I think a team like the Jets would particularly benefit from adding a young quarterback to try and develop. This team already has its franchise guy. Any young quarterback could learn at his own pace and be groomed to become the backup. The Packers took Brian Brohm and Matt Flynn in the 2008 Draft for this purpose to sit behind Aaron Rodgers. Brohm, the more highly regarded of the two, did not work out. Flynn beat him out for the job. This year, Flynn was able to step in when Rodgers got hurt and throw for 251 yards and 3 touchdowns against the Patriots in Foxborough. He might have botched an end of game situation that cost his team a chance to win the game, but Flynn's play gave the Packers a much better chance of making Charlie Sheen proud and winning than almost anybody thought they had. Veteran backups are usually no better than a stopgap, capable of adequate play and not much else. No team would give these known commodities a chance to start. A good backup quarterback is a luxury in the NFL. Few teams have them. If Mark Sanchez goes down, think of how badly the team would be hurt. A good young backup would cushion the blow.

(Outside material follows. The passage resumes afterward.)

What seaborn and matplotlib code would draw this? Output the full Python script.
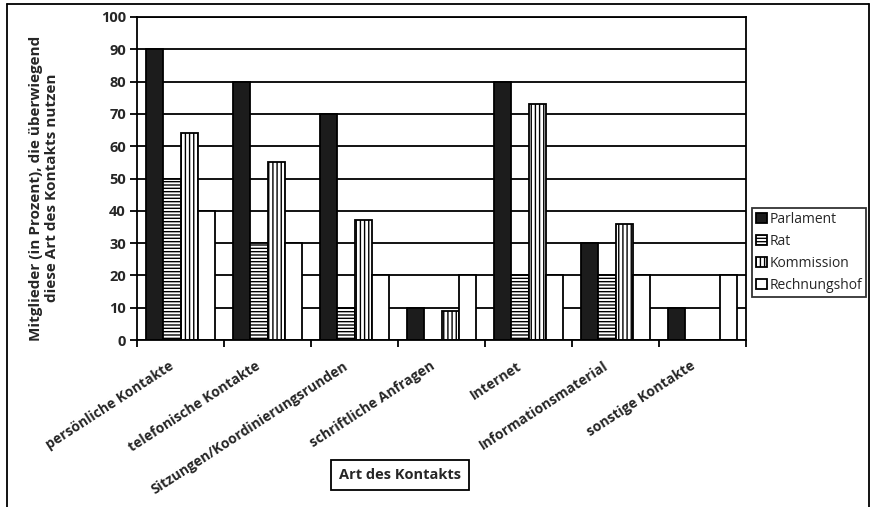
import matplotlib
matplotlib.use("Agg")
import matplotlib.pyplot as plt
import matplotlib.transforms as mtransforms
import seaborn as sns
import pandas as pd
from matplotlib.lines import Line2D
from matplotlib.ticker import FixedLocator

categories = ["persönliche Kontakte", "telefonische Kontakte", "Sitzungen/Koordinierungsrunden",
              "schriftliche Anfragen", "Internet", "Informationsmaterial", "sonstige Kontakte"]
series = ["Parlament", "Rat", "Kommission", "Rechnungshof"]
parlament = [90, 80, 70, 10, 80, 30, 10]
rat = [50, 30, 10, 0, 20, 20, 0]
kommission = [64, 55, 37, 9, 73, 36, 0]
rechnungshof = [40, 30, 20, 20, 20, 20, 20]
yticks = list(range(0, 101, 10))

rows = []
for name, vals in zip(series, [parlament, rat, kommission, rechnungshof]):
    for c, v in zip(categories, vals):
        rows.append({"Art": c, "Gremium": name, "Wert": v})
df = pd.DataFrame(rows)

sns.set_style("white")
plt.rcParams["font.family"] = ["Open Sans", "DejaVu Sans"]
plt.rcParams["hatch.linewidth"] = 1.0
plt.rcParams["hatch.color"] = "black"

fig = plt.figure(figsize=(8.75, 5.07), dpi=100)
ax = fig.add_axes([137/875, 1-340/507, (746-137)/875, (340-17)/507])

sns.barplot(data=df, x="Art", y="Wert", hue="Gremium", order=categories, hue_order=series,
            palette=["#1c1c1c", "white", "white", "white"], edgecolor="black", linewidth=1.3,
            width=0.8, gap=0, saturation=1, legend=False, ax=ax)

hatches = [None, "-----", "||||", None]
for cont, h in zip(ax.containers, hatches):
    for p in cont.patches:
        if h:
            p.set_hatch(h)
        p.set_edgecolor("black")

ax.set_ylim(0, 100)
ax.set_xlim(-0.5, len(categories) - 0.5)
ax.set_yticks(yticks)
ax.set_yticklabels([str(t) for t in yticks], fontsize=10.5, fontweight="bold")
ax.yaxis.grid(True, color="black", linewidth=1.3)
ax.set_axisbelow(True)
for s in ax.spines.values():
    s.set_color("black")
    s.set_linewidth(1.3)

ax.set_xticks(range(len(categories)))
ax.xaxis.set_minor_locator(FixedLocator([i - 0.5 for i in range(len(categories) + 1)]))
ax.tick_params(axis="x", which="major", length=0, pad=13.5)
ax.tick_params(axis="x", which="minor", length=5, width=1.3, color="black", bottom=True)
ax.tick_params(axis="y", length=5, width=1.3, color="black", left=True, pad=3)
ax.set_xticklabels(categories, rotation=33, ha="right", rotation_mode="anchor",
                   fontsize=10, fontweight="bold")
shift = mtransforms.ScaledTranslation(-12/100, 0, fig.dpi_scale_trans)
for lbl in ax.get_xticklabels():
    lbl.set_transform(lbl.get_transform() + shift)
ax.set_xlabel("")
ax.set_ylabel("Mitglieder (in Prozent), die überwiegend\ndiese Art des Kontakts nutzen",
              fontsize=11, fontweight="bold", linespacing=1.15)
ax.yaxis.set_label_coords(-0.128, 0.47)

handles = [cont.patches[0] for cont in ax.containers]
leg = ax.legend(handles=handles, labels=series, loc="upper left",
                bbox_to_anchor=(752/875, 1-208/507), bbox_transform=fig.transFigure,
                fontsize=10, frameon=True, fancybox=False, handlelength=0.75, handleheight=0.75,
                handletextpad=0.2, labelspacing=0.5, borderpad=0.3, borderaxespad=0)
leg.get_frame().set_edgecolor("black")
leg.get_frame().set_linewidth(1.3)

fig.text(400/875, 1-475/507, "Art des Kontakts", ha="center", va="center", fontsize=10.5,
         fontweight="bold",
         bbox=dict(boxstyle="square,pad=0.55", facecolor="white", edgecolor="black", linewidth=1.3))

# outer frame
fig.add_artist(Line2D([7/875, 7/875], [0, 1-4/507], transform=fig.transFigure, color="black", lw=1.3))
fig.add_artist(Line2D([7/875, 869/875], [1-4/507, 1-4/507], transform=fig.transFigure, color="black", lw=1.3))
fig.add_artist(Line2D([869/875, 869/875], [0, 1-4/507], transform=fig.transFigure, color="black", lw=1.3))

fig.savefig("out.png", dpi=100)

It can also be a smart investment. Think back to the Patriots with Matt Cassel. New England invested a sixth round pick in him back in 2005. Since they had a starter when he hit free agency, they flipped him as part of a package for a second round pick a few years later. They essentially moved up four rounds in the Draft. He also played reasonably well in helping the Pats to 11 wins without Tom Brady in 2008.
In the coming days and weeks, I hope to discuss some trends on successful late round picks to maybe shed some light on possibilities.